Frank Fontaine/Crazy Guggenheim

Frank Fontaine/Crazy Guggenheim

But like Gleason, he was a bit of a bon vivant and started putting on quite a few pounds.  He also got involved with charitable efforts, such as through the Eagles.

In September, 1977 Fontaine suffered a heart attack.  The experience motivated him to lose some 70 pounds over the next year.

In August the next year, at the 1978 Eagles Convention in Spokane he performed live, returning for four encores. Through this concert he raised $25,000; the check was presented to him on stage and it was to be donated to the American Heart Association for heart research.

And that’s when he was struck by a sudden massive heart attack, right there on stage – dead at only 58 years old.  Married for 41 years.

Brooklyn's pride in being home of Jackie Gleason and The Honeymooners.  One of Jackie's most famous sayings.

Brooklyn’s pride in being home of Jackie Gleason and The Honeymooners. One of Jackie’s most famous sayings.

I’m grateful for the likes of Gleason and Fontaine … Skelton, the Cubs of the 60s … and all the things that helped me and my dad bond so long ago.
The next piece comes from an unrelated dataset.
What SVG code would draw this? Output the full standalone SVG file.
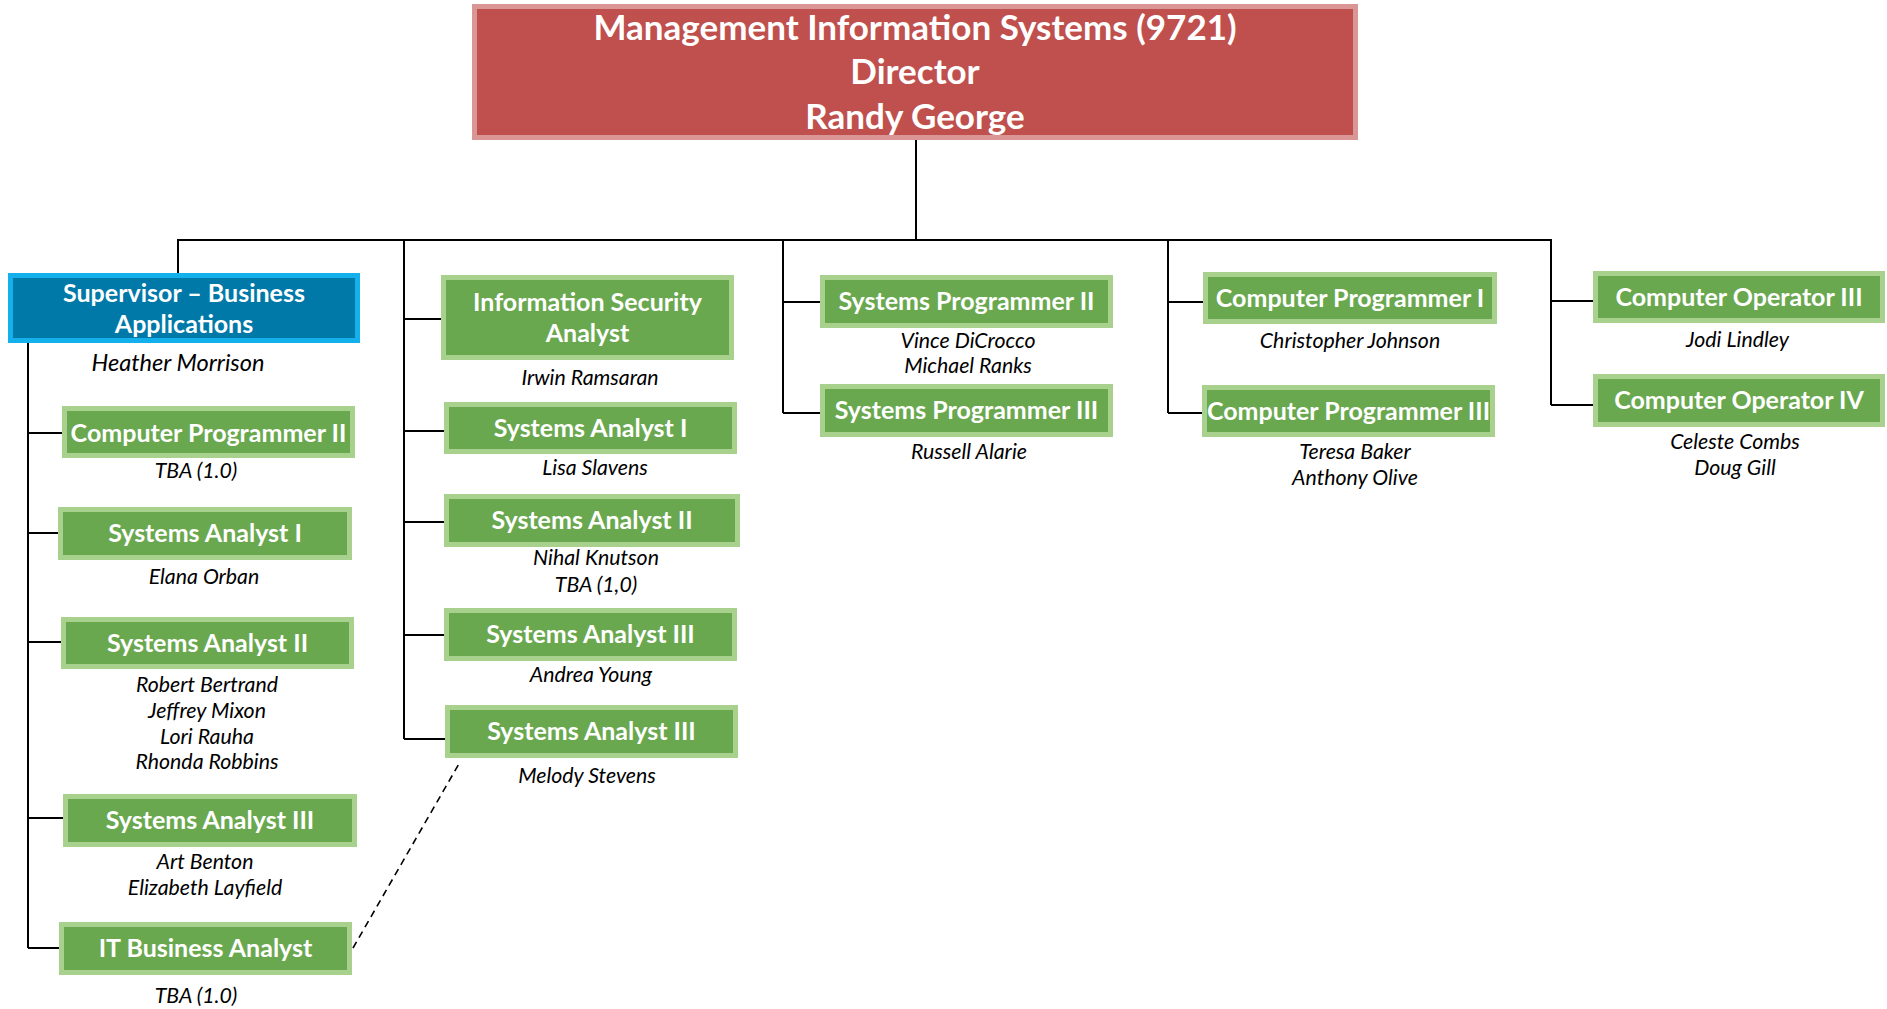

I’m even more grateful for my parents; grateful for their love of me, displayed through endless kindness and unbelievable patience; grateful for their committed love to each other; and grateful for their examples of lives well lived. I am a lucky fellow.

Until next time … Bond.  Bond like crazy.

Joe Girard © 2013

Notes:

1) The Simpson’s character Barney is based on Crazy Guggenheim.

2) Soon enough the Braves proved to be unworthy of all of Wisconsin’s affection, leaving for Atlanta.  Many Milwaukee-area friends became Cubs fans — much to all our chagrin.  The Cubs’ biblically epic collapse of 1969 was assuaged a bit when Milwaukee again received a MLB franchise, the Brewers, in 1970.

Acknowledgements:

To my dad, of course, for spending so much time with me as a kid, even though he had 5 younger children; for taking me to see Cubs games and even Braves games.  Teaching me how to throw (not like a girl), swing a bat, play smart and lose like you win — with dignity and grace.

To my co-worker Gil, who has an amazing memory and helped me reconstruct what I knew of Fontaine and Gleason, and of the 60s.

Jack Fontaine/Crazy Guggenheim does a commercial for Malto Meal

Joe the Bartender and Crazy Guggenheim — from the Jackie Gleason Show.

One thought on “Crazy Bond”

  1. Gil Gutierrez

    My Dad & my Brother & I use to watch Jackie Gleason & Crazy Guggenheim
    also from our basement apartment in Long Island City New York just a few years after fleeing Cuba.